Winner-take-all markets have increased the disparity between rich and poor. They have lured some of our most talented citizens into socially unproductive, sometimes even destructive, tasks. In an economy that already invests too little for the future, they have fostered wasteful patterns of investment and consumption. They have led indirectly to greater concentration of our most talented college students in a small set of elite institutions. They have made it more difficult for "late bloomers" to find a productive niche in life. And winner-take-all markets have molded our culture and discourse in ways many of us find deeply troubling.

That paragraph neatly summarises several chapters of the book, which look at the effects of winner-take-all markets in all of those areas. And far from simply looking at the 'superstar and tournament effects' that exist at the very top of the income distribution, Frank and Cook devote an entire chapter to 'minor-league superstars' such as doctors, administrators, and accountants (no mention of economists, though!).

For someone like myself, who has read a lot of Robert Frank books, there is little that is new. That isn't surprising, because this book was published in 1995, and I have read a lot of more recent work by Frank. The examples, while dated, still do a good job of illustrating the points that are being made (although I wonder how many younger readers would know about the Lorena Bobbitt story, without looking it up. The book has some very quotable bits, such as this:

Social critics have long identified advertising as perhaps the largest and most conspicuous example of pure social waste in a market economy.

And this critique of the free market:

...although Adam Smith's invisible hand assures that markets do a speedy and efficient job of delivering the goods and services people desire, it tells us nothing about where people's desires come from in the first place. If tastes were fixed at birth, this would pose no problem. But if culture shapes tastes, and if market forces shape culture, then the invisible hand is untethered. Free marketeers have little to cheer about if all they can claim is that the market is efficient at filling desires that the market itself creates.

The latter sections of the book discuss ways that society has adapted to curtail positional arms races, including through rules, social norms, contracts, and public policy. However, clearly those attempts have not been entirely successful, or there would be no need for the book!

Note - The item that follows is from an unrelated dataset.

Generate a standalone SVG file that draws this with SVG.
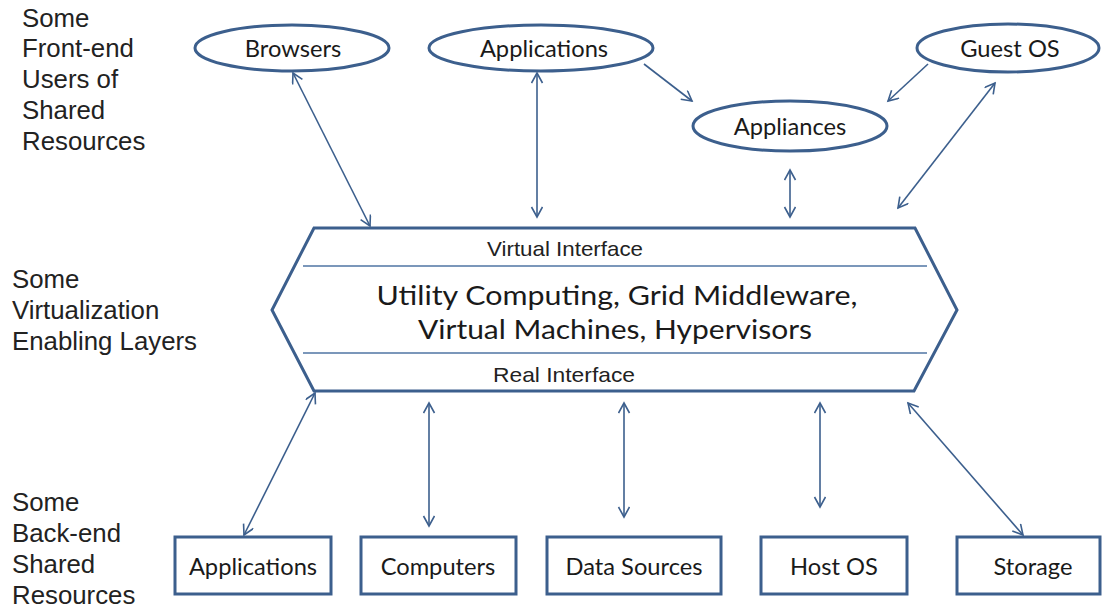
<svg xmlns="http://www.w3.org/2000/svg" width="1107" height="608" viewBox="0 0 1107 608">
  <style>
    .shape { fill: #ffffff; stroke: #3c5f8d; stroke-width: 3; }
    .divider { stroke: #4f74a3; stroke-width: 1.5; fill: none; }
    .link { stroke: #3c5f8d; stroke-width: 1.6; fill: none; }
    .label { font-family: Lato, "Open Sans", sans-serif; font-size: 23.7px; fill: #1a1a1a; text-anchor: middle; }
    .core { font-family: Lato, "Open Sans", sans-serif; font-size: 27.5px; fill: #1a1a1a; text-anchor: middle; }
    .iface { font-family: "Liberation Sans", Arial, sans-serif; font-size: 21px; fill: #222222; text-anchor: middle; }
    .side { font-family: "Liberation Sans", Arial, sans-serif; font-size: 25.8px; fill: #222222; }
  </style>
  <defs>
    <marker id="head" markerUnits="userSpaceOnUse" markerWidth="14" markerHeight="14" refX="11" refY="6" orient="auto-start-reverse">
      <path d="M1,0.5 L11,6 L1,11.5" fill="none" stroke="#3c5f8d" stroke-width="1.6"/>
    </marker>
  </defs>

  <rect width="1107" height="608" fill="#ffffff"/>

  <!-- side captions -->
  <g id="captions">
    <text class="side" x="22" y="27">Some</text>
    <text class="side" x="22" y="57">Front-end</text>
    <text class="side" x="22" y="88">Users of</text>
    <text class="side" x="22" y="119">Shared</text>
    <text class="side" x="22" y="150">Resources</text>
    <text class="side" x="12" y="288">Some</text>
    <text class="side" x="12" y="319">Virtualization</text>
    <text class="side" x="12" y="350">Enabling Layers</text>
    <text class="side" x="12" y="511">Some</text>
    <text class="side" x="12" y="542">Back-end</text>
    <text class="side" x="12" y="573">Shared</text>
    <text class="side" x="12" y="604">Resources</text>
  </g>

  <!-- connectors -->
  <g id="connectors">
    <line class="link" x1="293" y1="73" x2="370" y2="226" marker-start="url(#head)" marker-end="url(#head)"/>
    <line class="link" x1="537" y1="73" x2="537" y2="217" marker-start="url(#head)" marker-end="url(#head)"/>
    <line class="link" x1="644" y1="64" x2="692" y2="101" marker-end="url(#head)"/>
    <line class="link" x1="928" y1="64" x2="888" y2="101" marker-end="url(#head)"/>
    <line class="link" x1="790" y1="170" x2="790" y2="217" marker-start="url(#head)" marker-end="url(#head)"/>
    <line class="link" x1="995" y1="83" x2="898" y2="208" marker-start="url(#head)" marker-end="url(#head)"/>
    <line class="link" x1="244" y1="535" x2="315" y2="393" marker-start="url(#head)" marker-end="url(#head)"/>
    <line class="link" x1="429" y1="403" x2="429" y2="526" marker-start="url(#head)" marker-end="url(#head)"/>
    <line class="link" x1="624" y1="403" x2="624" y2="517" marker-start="url(#head)" marker-end="url(#head)"/>
    <line class="link" x1="820" y1="403" x2="820" y2="507" marker-start="url(#head)" marker-end="url(#head)"/>
    <line class="link" x1="908" y1="403" x2="1023" y2="535" marker-start="url(#head)" marker-end="url(#head)"/>
  </g>

  <!-- front-end users -->
  <g id="browsers">
    <ellipse class="shape" cx="292" cy="48" rx="97" ry="23"/>
    <text class="label" x="293" y="57">Browsers</text>
  </g>
  <g id="applications-front">
    <ellipse class="shape" cx="541" cy="48" rx="112" ry="23"/>
    <text class="label" x="544" y="57">Applications</text>
  </g>
  <g id="guest-os">
    <ellipse class="shape" cx="1008" cy="48" rx="91" ry="24"/>
    <text class="label" x="1010" y="57">Guest OS</text>
  </g>
  <g id="appliances">
    <ellipse class="shape" cx="790" cy="126" rx="97" ry="25"/>
    <text class="label" x="790" y="135">Appliances</text>
  </g>

  <!-- virtualization layer -->
  <g id="virtualization-layer">
    <polygon class="shape" points="314,228 915,228 957,310 914,391 314,391 272,310"/>
    <line class="divider" x1="303" y1="266" x2="927" y2="266"/>
    <line class="divider" x1="303" y1="353" x2="927" y2="353"/>
    <text class="iface" x="565" y="256" textLength="156" lengthAdjust="spacingAndGlyphs">Virtual Interface</text>
    <text class="core" x="617" y="305" textLength="481" lengthAdjust="spacingAndGlyphs">Utility Computing, Grid Middleware,</text>
    <text class="core" x="615" y="339" textLength="394" lengthAdjust="spacingAndGlyphs">Virtual Machines, Hypervisors</text>
    <text class="iface" x="564" y="382" textLength="142" lengthAdjust="spacingAndGlyphs">Real Interface</text>
  </g>

  <!-- back-end resources -->
  <g id="applications-back">
    <rect class="shape" x="175" y="537" width="156" height="57"/>
    <text class="label" x="253" y="575">Applications</text>
  </g>
  <g id="computers">
    <rect class="shape" x="361" y="537" width="155" height="57"/>
    <text class="label" x="438" y="575">Computers</text>
  </g>
  <g id="data-sources">
    <rect class="shape" x="547" y="537" width="174" height="57"/>
    <text class="label" x="634" y="575">Data Sources</text>
  </g>
  <g id="host-os">
    <rect class="shape" x="761" y="537" width="146" height="57"/>
    <text class="label" x="834" y="575">Host OS</text>
  </g>
  <g id="storage">
    <rect class="shape" x="957" y="537" width="143" height="57"/>
    <text class="label" x="1033" y="575">Storage</text>
  </g>
</svg>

The most disappointing aspect of the book may be the proposed solutions to the problems, where Frank and Cook focus on progressive consumption taxes. To me, they ignore the obvious problems of such a tax. It isn't as simple as taking a person's (or household's income) and subtracting savings in order to work out their consumption, because people (or households) could consume from past accumulated savings (in which case, the tax authority has to be able to determine how much savings the person (or household) had at the start and the end of the year), or from capital gains (in which case, the tax authority needs to be able to assess all realised capital gains). While they make their proposal seem very simple in theory, it would turn out to be anything but simple in practice.

Nevertheless, this is a good book that covers one of the sources of higher inequality over the last couple of decades, and is important source material for understanding more recent books by Robert Frank, such as the excellent Falling Behind: How Rising Inequality Harms the Middle Class.